Forts d’une reconquête par les volumes du marché
domestique et d’autant plus enclin à s’intéresser aux segments B et C que nous
évoluons en pleine crise de pouvoir d’achat, entre autre des ménages, nous sommes
en droit d’attendre des plans de charges plus élevés et susceptibles d’offrir
enfin des niveaux de marges plus acceptables qu’actuellement. Nous sommes
évidemment conscients qu’il conviendra aussi de reprendre un rythme
d’investissements compatible avec les objectifs de productivité que nous
connaissons chez nos concurrents les plus compétitifs.
Ainsi, la France s’attaquerait de plein pied à la question de la
compétitivité par les coûts de fabrication et par là-même aux racines de la
désindustrialisation automobile de nos territoires.
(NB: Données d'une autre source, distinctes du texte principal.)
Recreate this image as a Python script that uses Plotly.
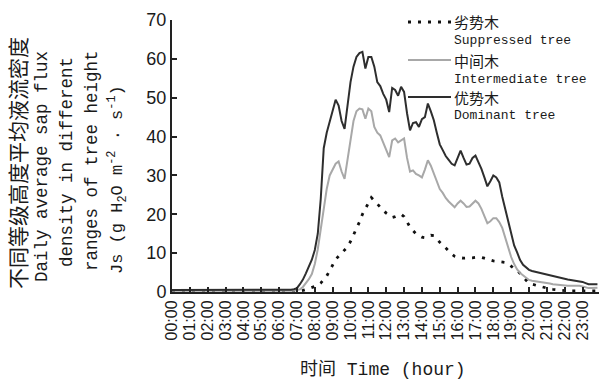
import plotly.graph_objects as go

# ---------------- data (10-min sampling, 144 points per series) ----------------
hour_labels = ["00:00", "01:00", "02:00", "03:00", "04:00", "05:00", "06:00", "07:00",
               "08:00", "09:00", "10:00", "11:00", "12:00", "13:00", "14:00", "15:00",
               "16:00", "17:00", "18:00", "19:00", "20:00", "21:00", "22:00", "23:00"]

dominant = [
    0.5, 0.5, 0.5, 0.5, 0.5, 0.5,   # 00
    0.5, 0.5, 0.5, 0.5, 0.5, 0.5,   # 01
    0.5, 0.5, 0.5, 0.5, 0.5, 0.5,   # 02
    0.5, 0.5, 0.5, 0.5, 0.5, 0.5,   # 03
    0.5, 0.5, 0.5, 0.5, 0.5, 0.5,   # 04
    0.5, 0.5, 0.5, 0.5, 0.5, 0.5,   # 05
    0.5, 0.5, 0.5, 0.5, 0.6, 0.7,   # 06
    1.0, 2.0, 3.2, 4.8, 6.5, 8.3,   # 07
    10.8, 15, 24, 37, 41, 44,       # 08
    47, 49.5, 48, 44, 42, 48,       # 09
    54, 58, 60.5, 61.5, 61.8, 57.5, # 10
    60.5, 60.5, 58, 54, 53, 51,     # 11
    49.5, 46.3, 52.5, 52, 50.5, 52.8,  # 12
    51.5, 46, 41.6, 43.5, 43.7, 42.5,  # 13
    44.5, 45, 48.5, 46.5, 44.2, 41,    # 14
    38, 36.5, 35, 34, 33, 32.6,        # 15
    34.5, 36.4, 34.5, 32.8, 33, 34.5,  # 16
    35.1, 33.5, 31.7, 29.5, 27.2, 28.5,  # 17
    30, 29.5, 28.2, 24.5, 21.5, 18.3,  # 18
    15, 12, 10.2, 8.2, 7, 6.4,         # 19
    5.7, 5.4, 5.2, 5.0, 4.9, 4.7,      # 20
    4.5, 4.2, 4.0, 3.8, 3.6, 3.4,      # 21
    3.3, 3.2, 3.1, 3.0, 2.9, 2.8,      # 22
    2.6, 2.3, 2.0, 2.0, 2.0, 2.0,      # 23
]

intermediate = [
    0.3, 0.3, 0.3, 0.3, 0.3, 0.3,   # 00
    0.3, 0.3, 0.3, 0.3, 0.3, 0.3,   # 01
    0.3, 0.3, 0.3, 0.3, 0.3, 0.3,   # 02
    0.3, 0.3, 0.3, 0.3, 0.3, 0.3,   # 03
    0.3, 0.3, 0.3, 0.3, 0.3, 0.3,   # 04
    0.3, 0.3, 0.3, 0.3, 0.3, 0.3,   # 05
    0.3, 0.3, 0.3, 0.3, 0.3, 0.3,   # 06
    0.5, 0.7, 1.3, 2.2, 3.3, 4.6,   # 07
    7.2, 11, 16, 21, 26.5, 30,      # 08
    31.5, 33, 33.6, 31, 29.1, 34,   # 09
    39.5, 44, 46.5, 47.2, 47, 44.6, # 10
    47.2, 46.5, 42.5, 41, 40.3, 38.5,  # 11
    36.5, 34.7, 39, 39.5, 38.5, 39,    # 12
    39.5, 34.5, 31, 31.3, 30.4, 30,    # 13
    29.5, 31.5, 33.9, 32.5, 30.4, 28.5,  # 14
    26.5, 25.5, 24.2, 23.3, 22.5, 21.8,  # 15
    22.8, 23.5, 22.8, 21.9, 22, 22.8,    # 16
    23.5, 22.8, 21.4, 19.5, 17.7, 18.2,  # 17
    19, 19, 18, 16.5, 14, 11.4,          # 18
    9, 7.2, 5.8, 4.9, 4.3, 3.8,          # 19
    3.1, 2.9, 2.8, 2.7, 2.6, 2.5,        # 20
    2.4, 2.2, 2.0, 1.9, 1.8, 1.7,        # 21
    1.6, 1.6, 1.6, 1.6, 1.6, 1.6,        # 22
    1.4, 1.2, 1.0, 1.0, 1.1, 1.1,        # 23
]

suppressed = [
    0.2, 0.2, 0.2, 0.2, 0.2, 0.2,   # 00
    0.2, 0.2, 0.2, 0.2, 0.2, 0.2,   # 01
    0.2, 0.2, 0.2, 0.2, 0.2, 0.2,   # 02
    0.2, 0.2, 0.2, 0.2, 0.2, 0.2,   # 03
    0.2, 0.2, 0.2, 0.2, 0.2, 0.2,   # 04
    0.2, 0.2, 0.2, 0.2, 0.2, 0.2,   # 05
    0.2, 0.2, 0.2, 0.2, 0.2, 0.2,   # 06
    0.2, 0.2, 0.4, 0.7, 0.9, 1.1,   # 07
    1.4, 1.7, 2.3, 3.2, 4.1, 5.5,   # 08
    7, 8.4, 9.2, 10, 10.8, 11.6,    # 09
    13, 14.6, 16, 18, 20, 21.5,     # 10
    23, 24.3, 23.5, 22.6, 21.7, 21, # 11
    20.3, 19.7, 19.2, 19.4, 19.8, 20,  # 12
    19.4, 18, 16.7, 15.8, 15, 14.5,    # 13
    14.1, 14, 14.3, 14.6, 14.5, 13.6,  # 14
    12.8, 12.1, 11.3, 10.5, 9.8, 9.2,  # 15
    8.9, 8.8, 8.7, 8.7, 8.7, 8.8,      # 16
    8.9, 8.9, 8.9, 8.7, 8.4, 8.2,      # 17
    8, 7.9, 7.8, 7.7, 7.6, 7.3,        # 18
    6.6, 6, 5.6, 4.8, 3.8, 3.0,        # 19
    2.2, 2.0, 1.8, 1.6, 1.4, 1.1,      # 20
    0.9, 0.8, 0.7, 0.6, 0.5, 0.5,      # 21
    0.4, 0.3, 0.3, 0.3, 0.3, 0.3,      # 22
    0.3, 0.3, 0.3, 0.3, 0.3, 0.3,      # 23
]

# sample times in hours (every 10 minutes)
times = [i / 6 for i in range(len(dominant))]

# ---------------- layout geometry ----------------
W_FIG, H_FIG = 603, 382
L, R, T, B = 172, 599, 20, 292
PW, PH = R - L, B - T


def px(x):
    return (x - L) / PW


def py(y):
    return (B - y) / PH


MONO = "Liberation Mono, DejaVu Sans Mono, Noto Sans CJK SC"
CJK = "Noto Sans CJK SC"
SANS = "Liberation Sans, Arial"
TXT = "#1a1a1a"
DOT = dict(color="#111111", width=2.8, dash="3px,7px")

fig = go.Figure()
fig.add_trace(go.Scatter(x=times, y=suppressed, mode="lines", line=DOT,
                         name="劣势木 Suppressed tree", showlegend=False))
fig.add_trace(go.Scatter(x=times, y=intermediate, mode="lines",
                         line=dict(color="#a8a8a8", width=2),
                         name="中间木 Intermediate tree", showlegend=False))
fig.add_trace(go.Scatter(x=times, y=dominant, mode="lines",
                         line=dict(color="#2e2e2e", width=2),
                         name="优势木 Dominant tree", showlegend=False))

fig.update_layout(
    width=W_FIG, height=H_FIG,
    margin=dict(l=L, r=W_FIG - R, t=T, b=H_FIG - B, pad=0),
    paper_bgcolor="white", plot_bgcolor="white",
    xaxis=dict(range=[0, 23.92], tickvals=list(range(24)), ticktext=hour_labels,
               tickangle=-90, ticks="inside", ticklen=5, tickwidth=1.5, tickcolor="#222",
               showline=True, linecolor="#222", linewidth=2, showgrid=False, zeroline=False,
               tickfont=dict(family=SANS, size=16, color=TXT)),
    yaxis=dict(range=[0, 70], dtick=10, ticks="inside", ticklen=5, tickwidth=1.5,
               tickcolor="#222", showline=True, linecolor="#222", linewidth=2,
               showgrid=False, zeroline=False,
               tickfont=dict(family=SANS, size=18, color=TXT)),
)

ann = []
# y-axis title lines (rotated)
ytitle = [
    ("不同等级高度平均液流密度", 17, 163, CJK, 21),
    ("Daily average sap flux", 42, 167, MONO, 17.5),
    ("density in different", 67, 162, MONO, 17.5),
    ("ranges of tree height", 92, 161, MONO, 17.5),
    ("Js (g H<sub>2</sub>O m<sup>-2</sup> · s<sup>-1</sup>)", 117, 180, MONO, 17),
]
for text, cx, cy, fam, size in ytitle:
    ann.append(dict(text=text, x=px(cx), y=py(cy), xref="paper", yref="paper",
                    xanchor="center", yanchor="middle", textangle=-90, showarrow=False,
                    font=dict(family=fam, size=size, color=TXT)))
# x-axis title
ann.append(dict(text="时间 Time (hour)", x=px(383), y=py(369), xref="paper", yref="paper",
                xanchor="center", yanchor="middle", showarrow=False,
                font=dict(family=MONO, size=18, color=TXT)))

# custom legend
legend_items = [
    ("劣势木", "Suppressed tree", 22, DOT),
    ("中间木", "Intermediate tree", 60, dict(color="#a8a8a8", width=2)),
    ("优势木", "Dominant tree", 97, dict(color="#2e2e2e", width=2)),
]
shapes = []
for zh, en, yy, ln in legend_items:
    shapes.append(dict(type="line", xref="paper", yref="paper",
                       x0=px(408), x1=px(451), y0=py(yy), y1=py(yy), line=ln))
    ann.append(dict(text=zh, x=px(452), y=py(yy), xref="paper", yref="paper",
                    xanchor="left", yanchor="middle", showarrow=False,
                    font=dict(family=CJK, size=15, color=TXT)))
    ann.append(dict(text=en, x=px(452), y=py(yy + 19), xref="paper", yref="paper",
                    xanchor="left", yanchor="middle", showarrow=False,
                    font=dict(family=MONO, size=13, color=TXT)))

fig.update_layout(annotations=ann, shapes=shapes)
fig.write_html("out.html", config={"displayModeBar": False},
               post_script="document.body.style.margin='0';")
Enfin, faut-il rappeler que rien n’est possible sans
reprendre une politique claire et offensive pour aller à la reconquête des
marchés.
Dans un contexte aussi morose qu’actuellement, l’Etat se
doit d’être stratège en prenant les mesures d’accompagnement qui
s’imposent ; à l’instar de ce que les Etats-Unis ont su faire depuis 2009.
Réviser les
stratégies et coopérations
Dans le Livre blanc, nous développons également des
concepts de soutien au marché sur la base d’un droit à la mobilité tel qu’il
existe un droit au logement et largement soutenu par l’action publique jusqu’à
cette date. Enfin, nous soulignons l’importance de concevoir ou reprendre des
coopérations et partenariats dont le sens n’est pas uniquement de faire de la concentration
industrielle au sein des mêmes filières (le modèle « vertical »), mais
de penser à la constitution de consortiums industriels (à la japonaise ou
modèle « horizontal ») qui seraient en mesure d’évoluer vers une offre
globale de mobilité, individuelle, collective ou combinée. Le savoir-faire en
construction et gestion d’infrastructures ne doit pas être délaissé dans une
telle approche. Sur ce point, les collectivités peuvent être des pourvoyeuses
de maîtrise technologique, encore trop ignorés à ce jour.
De l’intérêt de
travailler avec les territoires
Notre mobilisation territoriale pour le développement
économique constitue l’un des meilleurs résultats de la décentralisation des
années 80. En 2012, nos pratiques locales nous (l’ACSIA) imposaient de formuler
une voix originale et complémentaire de celle des acteurs économiques et des
pouvoirs publics nationaux.
Si je dois vous convaincre de quelque chose, c’est de
travailler avec les territoires.
Nous devons étudier ensemble comment faire cause
commune pour remettre sur la bonne voie notre économie industrielle et
automobile. Pour conclure, je souhaite dire que dans chaque bassin de vie,
l’histoire des trente années passées montre qu’ensemble nous avons déjà réussi
de grands paris industriels, il n’est donc pas interdit que nous réussissions à
engager les indispensables mutations d’avenir, pour peu que nous y mettions en
commun toute la volonté utile et nécessaire : les moyens humains,
scientifiques et technologiques; comme budgétaires.